In a grant-addicted company, success is a positive review of an application, a signed agreement, and the first funding tranche.
Instead of products customers actually buy, you get technology demonstrators - devices, prototypes, or reports that look great at conferences but never turn commercial.
This phenomenon can be called the “innovation theater”: the scenery, lights, and costumes are dazzling, but behind the stage there’s only emptiness.
Over time, a peculiar organizational culture emerges. The team doesn’t learn how to acquire customers but how to correctly log hours in the system and prepare reports for the funding agency.
The absence of real market pressure dulls vigilance. People stop thinking about how to keep the company alive and instead focus on fitting into bureaucratic evaluation schemes. Financial dependence grows deeper.
The grant ends - so the next application must be written immediately, just to keep the team alive. It’s a vicious circle that kills self-reliance and entrepreneurship.
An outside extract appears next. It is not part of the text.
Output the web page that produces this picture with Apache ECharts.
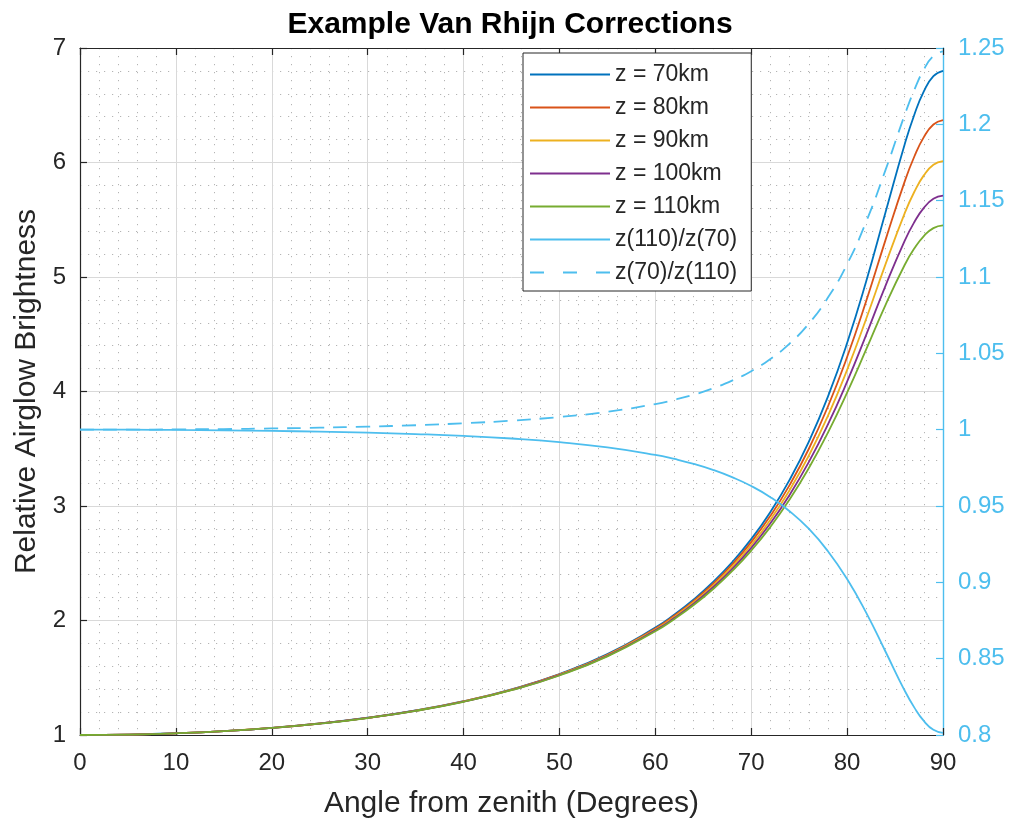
<!DOCTYPE html>
<html>
<head>
<meta charset="utf-8">
<title>Example Van Rhijn Corrections</title>
<script src="https://cdn.jsdelivr.net/npm/echarts@6/dist/echarts.min.js"></script>
<style>
  html, body { margin: 0; padding: 0; background: #ffffff; }
  #chart { width: 1015px; height: 824px; }
</style>
</head>
<body>
<div id="chart"></div>
<script>
// Zenith angle samples (degrees)
const angles = [0, 5, 10, 15, 20, 25, 30, 35, 40, 45, 50, 55, 60, 62, 64, 66, 68, 70, 72, 74, 76, 78, 80, 82, 84, 86, 87, 88, 89, 90];

// Van Rhijn factor for emission layers at several altitudes
const z70  = [1, 1.0037, 1.0151, 1.0345, 1.0627, 1.1008, 1.1506, 1.2144, 1.2956, 1.3992, 1.5324, 1.7062, 1.9381, 2.0530, 2.1841, 2.3346, 2.5085, 2.7110, 2.9483, 3.2283, 3.5606, 3.9556, 4.4229, 4.9649, 5.5636, 6.1571, 6.4153, 6.6212, 6.7549, 6.8013];
const z80  = [1, 1.0037, 1.0150, 1.0344, 1.0625, 1.1004, 1.1500, 1.2135, 1.2942, 1.3971, 1.5292, 1.7012, 1.9299, 2.0429, 2.1714, 2.3187, 2.4882, 2.6847, 2.9138, 3.1822, 3.4979, 3.8688, 4.3010, 4.7925, 5.3222, 5.8327, 6.0501, 6.2213, 6.3315, 6.3695];
const z90  = [1, 1.0037, 1.0150, 1.0343, 1.0622, 1.1001, 1.1494, 1.2126, 1.2929, 1.3951, 1.5260, 1.6963, 1.9218, 2.0329, 2.1591, 2.3031, 2.4685, 2.6593, 2.8806, 3.1382, 3.4386, 3.7879, 4.1891, 4.6375, 5.1105, 5.5558, 5.7421, 5.8874, 5.9802, 6.0121];
const z100 = [1, 1.0037, 1.0149, 1.0341, 1.0620, 1.0997, 1.1488, 1.2117, 1.2915, 1.3930, 1.5229, 1.6914, 1.9139, 2.0231, 2.1470, 2.2880, 2.4493, 2.6347, 2.8486, 3.0962, 3.3826, 3.7121, 4.0860, 4.4972, 4.9231, 5.3161, 5.4780, 5.6033, 5.6829, 5.7102];
const z110 = [1, 1.0037, 1.0149, 1.0340, 1.0618, 1.0994, 1.1483, 1.2108, 1.2902, 1.3910, 1.5198, 1.6865, 1.9061, 2.0136, 2.1351, 2.2732, 2.4306, 2.6109, 2.8179, 3.0560, 3.3294, 3.6408, 3.9902, 4.3692, 4.7551, 5.1050, 5.2483, 5.3579, 5.4271, 5.4508];

// Ratios between the highest and lowest layers (right axis)
const ratio110over70 = [1, 1.0000, 0.9998, 0.9996, 0.9992, 0.9987, 0.9980, 0.9971, 0.9959, 0.9942, 0.9918, 0.9884, 0.9835, 0.9808, 0.9776, 0.9737, 0.9689, 0.9631, 0.9558, 0.9466, 0.9351, 0.9204, 0.9022, 0.8800, 0.8547, 0.8291, 0.8181, 0.8092, 0.8034, 0.8014];
const ratio70over110 = [1, 1.0000, 1.0002, 1.0004, 1.0008, 1.0013, 1.0020, 1.0029, 1.0042, 1.0059, 1.0083, 1.0117, 1.0168, 1.0196, 1.0229, 1.0270, 1.0321, 1.0383, 1.0463, 1.0564, 1.0694, 1.0865, 1.1084, 1.1364, 1.1700, 1.2061, 1.2224, 1.2358, 1.2447, 1.2478];

const seriesNames = ['z = 70km', 'z = 80km', 'z = 90km', 'z = 100km', 'z = 110km', 'z(110)/z(70)', 'z(70)/z(110)'];
const seriesColors = ['#0072BD', '#D95319', '#EDB120', '#7E2F8E', '#77AC30', '#4DBEEE', '#4DBEEE'];

const FONT = '"Liberation Sans", Arial, Helvetica, sans-serif';
const INK = '#262626';
const RIGHT = '#4DBEEE';

// Legend swatches: a plain bar for solid lines, three short bars for the dashed one
const SOLID_ICON = 'rect';
const DASHED_ICON = 'path://M0,0h14v2h-14z M33,0h14v2h-14z M66,0h14v2h-14z';

function pairs(ys) {
  return angles.map((a, i) => [a, ys[i]]);
}

function lineSeries(idx, ys, axisIndex, dashed) {
  return {
    name: seriesNames[idx],
    type: 'line',
    yAxisIndex: axisIndex,
    data: pairs(ys),
    smooth: 0.5,
    symbol: 'none',
    showSymbol: false,
    clip: true,
    lineStyle: {
      color: seriesColors[idx],
      width: 1.8,
      type: dashed ? [14, 9] : 'solid'
    },
    itemStyle: { color: seriesColors[idx] },
    emphasis: { disabled: true },
    z: 10
  };
}

const chart = echarts.init(document.getElementById('chart'), null, { renderer: 'canvas' });

chart.setOption({
  animation: false,
  backgroundColor: '#ffffff',
  textStyle: { fontFamily: FONT },
  title: {
    text: 'Example Van Rhijn Corrections',
    left: 505,
    textAlign: 'center',
    top: 5,
    textStyle: { fontFamily: FONT, fontSize: 30, fontWeight: 'bold', color: '#000000' }
  },
  grid: { left: 80, right: 72, top: 48, bottom: 89, containLabel: false },
  legend: {
    orient: 'vertical',
    left: 523,
    top: 53,
    padding: [10, 14, 7, 7],
    itemWidth: 80,
    itemHeight: 2,
    itemGap: 10,
    symbolKeepAspect: false,
    backgroundColor: '#ffffff',
    borderColor: INK,
    borderWidth: 1,
    selectedMode: false,
    itemStyle: { borderWidth: 0 },
    textStyle: { fontFamily: FONT, fontSize: 23, color: INK, lineHeight: 23 },
    data: seriesNames.map((n, i) => ({ name: n, icon: i === 6 ? DASHED_ICON : SOLID_ICON }))
  },
  xAxis: [
    {
      type: 'value',
      min: 0,
      max: 90,
      interval: 10,
      name: 'Angle from zenith (Degrees)',
      nameLocation: 'middle',
      nameGap: 54,
      nameTextStyle: { fontFamily: FONT, fontSize: 30, color: INK },
      axisLine: { show: true, onZero: false, lineStyle: { color: INK, width: 1.2 } },
      axisTick: { show: true, inside: true, length: 7, lineStyle: { color: INK, width: 1.2 } },
      axisLabel: { fontFamily: FONT, fontSize: 24, color: INK, margin: 16 },
      splitLine: { show: true, lineStyle: { color: '#d9d9d9', width: 1 } },
      minorTick: { show: false, splitNumber: 5 },
      minorSplitLine: { show: true, lineStyle: { color: '#b4b4b4', width: 1, type: [1.2, 6.8] } }
    },
    {
      type: 'value',
      position: 'top',
      min: 0,
      max: 90,
      interval: 10,
      axisLine: { show: true, onZero: false, lineStyle: { color: INK, width: 1.2 } },
      axisTick: { show: true, inside: true, length: 7, lineStyle: { color: INK, width: 1.2 } },
      axisLabel: { show: false },
      splitLine: { show: false }
    }
  ],
  yAxis: [
    {
      type: 'value',
      position: 'left',
      min: 1,
      max: 7,
      interval: 1,
      name: 'Relative Airglow Brightness',
      nameLocation: 'middle',
      nameGap: 38,
      nameTextStyle: { fontFamily: FONT, fontSize: 30, color: INK },
      axisLine: { show: true, onZero: false, lineStyle: { color: INK, width: 1.2 } },
      axisTick: { show: true, inside: true, length: 7, lineStyle: { color: INK, width: 1.2 } },
      axisLabel: { fontFamily: FONT, fontSize: 24, color: INK, margin: 14 },
      splitLine: { show: true, lineStyle: { color: '#d9d9d9', width: 1 } },
      minorTick: { show: false, splitNumber: 5 },
      minorSplitLine: { show: true, lineStyle: { color: '#b4b4b4', width: 1, type: [1.2, 6.8] } }
    },
    {
      type: 'value',
      position: 'right',
      min: 0.8,
      max: 1.25,
      interval: 0.05,
      axisLine: { show: true, onZero: false, lineStyle: { color: RIGHT, width: 1.4 } },
      axisTick: { show: true, inside: true, length: 7, lineStyle: { color: RIGHT, width: 1.2 } },
      axisLabel: {
        fontFamily: FONT, fontSize: 24, color: RIGHT, margin: 15,
        formatter: v => String(parseFloat(v.toFixed(2)))
      },
      splitLine: { show: false }
    }
  ],
  series: [
    lineSeries(0, z70, 0, false),
    lineSeries(1, z80, 0, false),
    lineSeries(2, z90, 0, false),
    lineSeries(3, z100, 0, false),
    lineSeries(4, z110, 0, false),
    lineSeries(5, ratio110over70, 1, false),
    lineSeries(6, ratio70over110, 1, true)
  ]
});
</script>
</body>
</html>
A global phenomenon - from Brussels to Beijing to Washington
Although Europe is the symbol of the grant-driven system, the problem is global. In the United States, there’s an extensive network of grant programs such as SBIR or STTR, run by the DOE, DOD, or NASA.
Their stated intent is to support breakthrough technologies with strategic importance. But in practice, many firms become experts not in product development but in fulfilling narrowly defined agency requirements. The result: lost flexibility and neglected commercial markets.
Asia shows yet another version of the same mechanism. In China, South Korea, or Singapore, state funds for strategic technologies are counted in billions.
Companies in the AM sector often don’t sell to customers at all but execute programs dictated by state industrial policy. The outcome: overproduction, market saturation, and distorted competition.
One cannot overlook the role of universities and research institutes either. Worldwide, grant hunting has become the primary way to fund research.
University spin-offs often have no real business model—they’re simply formal extensions of a PhD project, kept alive through successive grants. Instead of real companies, you get entities that exist solely to check boxes on reports and deliverables.
Organic growth – the only path to true entrepreneurship
In contrast, there’s a harder but healthier path: organic growth, building a company step by step on real revenues. The key difference lies in validation. If a client pays with their own money, it means the product truly solves their problem. That’s the only honest measure of market value.
A grant or VC investment may create an illusion, but a paid invoice is the ultimate proof.
The absence of external cash injections also enforces financial discipline. Every dollar or euro must be justified, every team member genuinely productive. This fosters a culture of entrepreneurship that embraces hard work, improvisation, and results orientation.
Another advantage is freedom of decision-making. An organically grown company doesn’t have to adapt to program criteria or investor expectations. It’s driven by the market and the founders’ vision, not a bureaucrat’s guidelines or a VC analyst’s Excel sheet.
This allows for the development of niche but stable business models, instead of chasing fashionable buzzwords.
The AM industry’s history knows such examples - often smaller firms that never graced magazine covers or raised hundreds of millions, yet have grown steadily for years by serving narrow market segments.
They don’t need grants or VC because their business model is self-sustaining - customers pay because the value is real.
Grants and venture capital aren’t inherently bad. They can be useful tools if they act as catalysts and remain subordinate to a real business model.
The problem begins when the tool becomes the goal itself - when a company exists only to secure the next grant or the next funding round.
That’s a dead-end road, leading straight into a culture of illusion and financial dependency.